The narrative has been accentuated for years - Cal is ruining the integrity of the game with his OAD mercenaries. Now that K has reluctantly been forced to pursue these kids, the narrative has slightly changed to one where K has "adapted with the times." So while K isn't known as the OAD genius yet (I concede that point), he is still hailed as a genius who can do it in any era, with any system now. You admitted this yourself in your own description of him - using the very words "masterful job" to describe his coaching job last year (which to his credit, actually was a masterful job). Yet, and this is the main point of my contention, Cal takes new teams every season, and puts them in a viable position to win titles and we find that the media narrative is quite different, as it slants to the negative or even silence. Certainly you're aware of this.
Again, I just don't see it. I've seen SO many articles about how great a coach Cal is. I wonder if maybe you guys just focus more on the negative the way people close to a situation often do; you can have five people say something nice about you, but when one says something mean that is what sticks out. I honestly think that is what is happening here, especially on the heels of the non-stop (and earned) Cal/UK love-fest from last year.
And K isn't "reluctantly forced to pursue these kids." He has been recruiting the same level of kids for years and years and years. In this last class, two kids went pro who weren't necessarily expected to. That's it. Certain media outlets love making it more than that, but it isn't; as a smart college basketball fan, and not a casual fan, you HAVE to be able to see that.
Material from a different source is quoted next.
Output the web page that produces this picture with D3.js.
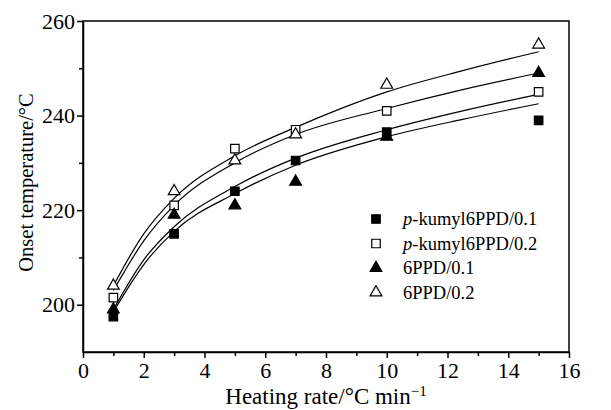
<!DOCTYPE html>
<html>
<head>
<meta charset="utf-8">
<script src="https://cdn.jsdelivr.net/npm/d3@7"></script>
<style>
  body { margin: 0; background: #fff; }
  text { font-family: "Liberation Serif", "Times New Roman", serif; fill: #000; }
</style>
</head>
<body>
<script>
// measured points
const rates = [1, 3, 5, 7, 10, 15];
const seriesNames = ['p-kumyl6PPD/0.1', 'p-kumyl6PPD/0.2', '6PPD/0.1', '6PPD/0.2'];
const pk01 = [197.5, 215, 224, 230.5, 236.5, 239];
const pk02 = [201.5, 221, 233, 237, 241, 245];
const pd01 = [199, 219, 221, 226, 235.5, 249];
const pd02 = [204, 224, 230.5, 236, 246.5, 255];

// fitted curves
const fitRates = [1, 2, 3, 5, 7, 10, 12.5, 15];
const fitPk01 = [198.5, 208.5, 215.5, 223.5, 229.5, 235.5, 239.2, 242.5];
const fitPk02 = [203, 213.5, 221, 230, 236, 241.5, 245.5, 249];
const fitPd01 = [199, 209.5, 216.5, 225, 231, 237, 241, 244.5];
const fitPd02 = [204, 215, 222.5, 231.5, 237.5, 245, 249.5, 253.5];

const xTicks = [0, 2, 4, 6, 8, 10, 12, 14, 16];
const yTicks = [200, 220, 240, 260];

const width = 611;
const height = 410;
const margin = { top: 21, right: 42, bottom: 58, left: 83 };

const svg = d3.select('body')
  .append('svg')
  .attr('width', width)
  .attr('height', height)

const x = d3.scaleLinear()
  .domain([0, 16])
  .range([margin.left, width - margin.right])

const y = d3.scaleLinear()
  .domain([190, 260])
  .range([height - margin.bottom, margin.top])

// frame
svg.append('rect')
  .attr('x', x(0))
  .attr('y', y(260))
  .attr('width', x(16) - x(0))
  .attr('height', y(190) - y(260))
  .attr('fill', 'none')
  .attr('stroke', '#000')
  .attr('stroke-width', 1.5)

// x axis, major and minor ticks
svg.append('g')
  .attr('transform', `translate(0, ${y(190)})`)
  .call(d3.axisBottom(x).tickValues(xTicks).tickSize(6).tickSizeOuter(0).tickPadding(4))
svg.append('g')
  .attr('transform', `translate(0, ${y(190)})`)
  .call(d3.axisBottom(x).tickValues(d3.range(1, 16, 2)).tickSize(4).tickFormat(''))
  .call(g => g.select('.domain').remove())

svg.append('g')
  .attr('transform', `translate(${x(0)}, 0)`)
  .call(d3.axisLeft(y).tickValues(yTicks).tickSize(6).tickSizeOuter(0).tickPadding(2))
svg.append('g')
  .attr('transform', `translate(${x(0)}, 0)`)
  .call(d3.axisLeft(y).tickValues([210, 230, 250]).tickSize(4).tickFormat(''))
  .call(g => g.select('.domain').remove())

svg.selectAll('.domain, .tick line')
  .attr('stroke', '#000')
  .attr('stroke-width', 1.5)
svg.selectAll('.tick text')
  .style('font-family', '"Liberation Serif", serif')
  .style('font-size', '22px')
  .attr('fill', '#000')

// axis titles
const xTitle = svg.append('text')
  .attr('x', x(8))
  .attr('y', 404)
  .attr('text-anchor', 'middle')
  .style('font-size', '23px')
xTitle.append('tspan').text('Heating rate/°C min')
xTitle.append('tspan').attr('dy', -8).style('font-size', '15px').text('−1')

svg.append('text')
  .attr('transform', `translate(33, ${(y(190) + y(260)) / 2 - 4}) rotate(-90)`)
  .attr('text-anchor', 'middle')
  .style('font-size', '20.5px')
  .text('Onset temperature/°C')

// fitted curves
const line = d3.line()
  .x((d) => x(d[0]))
  .y((d) => y(d[1]))
  .curve(d3.curveMonotoneX)

const fits = [fitPk01, fitPk02, fitPd01, fitPd02];
fits.forEach((vals) => {
  svg.append('path')
    .datum(fitRates.map((r, i) => [r, vals[i]]))
    .attr('d', line)
    .attr('fill', 'none')
    .attr('stroke', '#000')
    .attr('stroke-width', 1.2)
})

// markers
const squareSym = d3.symbol().type(d3.symbolSquare).size(72);
const triSym = d3.symbol().type(d3.symbolTriangle).size(60);
const styles = [
  { sym: squareSym, fill: '#000' },
  { sym: squareSym, fill: '#fff' },
  { sym: triSym, fill: '#000' },
  { sym: triSym, fill: '#fff' }
];
const allSeries = [pk01, pk02, pd01, pd02];

allSeries.forEach((vals, s) => {
  svg.append('g')
    .selectAll('path')
    .data(rates.map((r, i) => [r, vals[i]]))
    .join('path')
    .attr('d', styles[s].sym)
    .attr('transform', (d) => `translate(${x(d[0])}, ${y(d[1])})`)
    .attr('fill', styles[s].fill)
    .attr('stroke', '#000')
    .attr('stroke-width', 1.2)
})

// legend
const legend = svg.append('g').attr('transform', 'translate(376, 219)');
seriesNames.forEach((name, i) => {
  const row = legend.append('g').attr('transform', `translate(0, ${i * 24.5})`);
  row.append('path')
    .attr('d', styles[i].sym)
    .attr('fill', styles[i].fill)
    .attr('stroke', '#000')
    .attr('stroke-width', 1.2)
  const t = row.append('text')
    .attr('x', 27)
    .attr('y', 6)
    .style('font-size', '18.5px')
  if (name.startsWith('p-')) {
    t.append('tspan').style('font-style', 'italic').text('p');
    t.append('tspan').text(name.slice(1));
  } else {
    t.text(name);
  }
})
</script>
</body>
</html>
The average fan doesn't know what RSCI is, but we do, and we can clearly go back and see that K recruiting Bazz and Barnes and Burgess and Randolph and a HOST of other potential OADs. I suppose in some way he HAS adapted to the times, in his first chance TO adapt, by coaching a team that is half freshmen.
But what really upsets me in all this isn't your program's ability to win last season, but more to do with the trajectory of how your program came to the 2015 title. On that, I focus on the point almost eight years ago when your coach publically came out and ransacked the notion of the OAD system. He has been openly critical of the system in years where it did not benefit his program, including as recently as 2014 when he threw Jabari Parker under the bus following the Mercer travesty, stating that losses like that can happen when your best players are freshmen.
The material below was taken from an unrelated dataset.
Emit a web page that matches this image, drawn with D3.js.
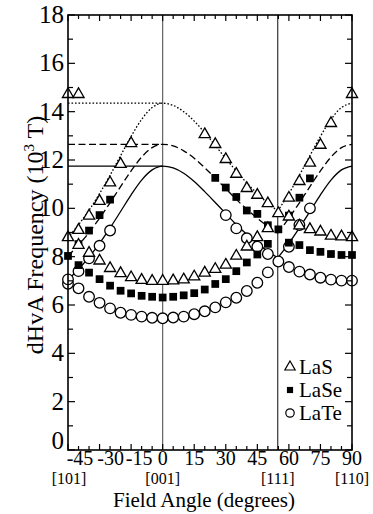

Sure, K has said he doesn't like the system, but Cal has ALSO said he doesn't like the OAD system, and has said on numerous occasions he wishes there was a two and done system. Just because someone doesn't like a certain aspect of college ball doesn't mean they aren't going to use it; after all, K has been recruiting multiple potential OADs for years and years, just as a number of coaches of top level programs have done. Nothing has changed except one or two more kids saying they are going to the draft. And saying that an unexpected loss to a good team can happen when you rely on a freshman isn't throwing a kid under the bus; it is just truth. You guys have experienced that as well.
I've yet to see any media member critically take on the reality of that sentiment since Duke won the national title. Most of them chose to ignore the point altogether or continue to build upon the "K adapted with the times" narrative.
Well, I think thankfully the majority of the media has come to accept that this is the way the game is going now, and are moving on to different stories. That is largely thanks to Cal paving the way, as far as how the media perceives multiple OAD players at a single school. This is not a BAD thing, except you guys had to put up with some negativity in the beginning because UK was the first to really do that. Sucks, but that time is past.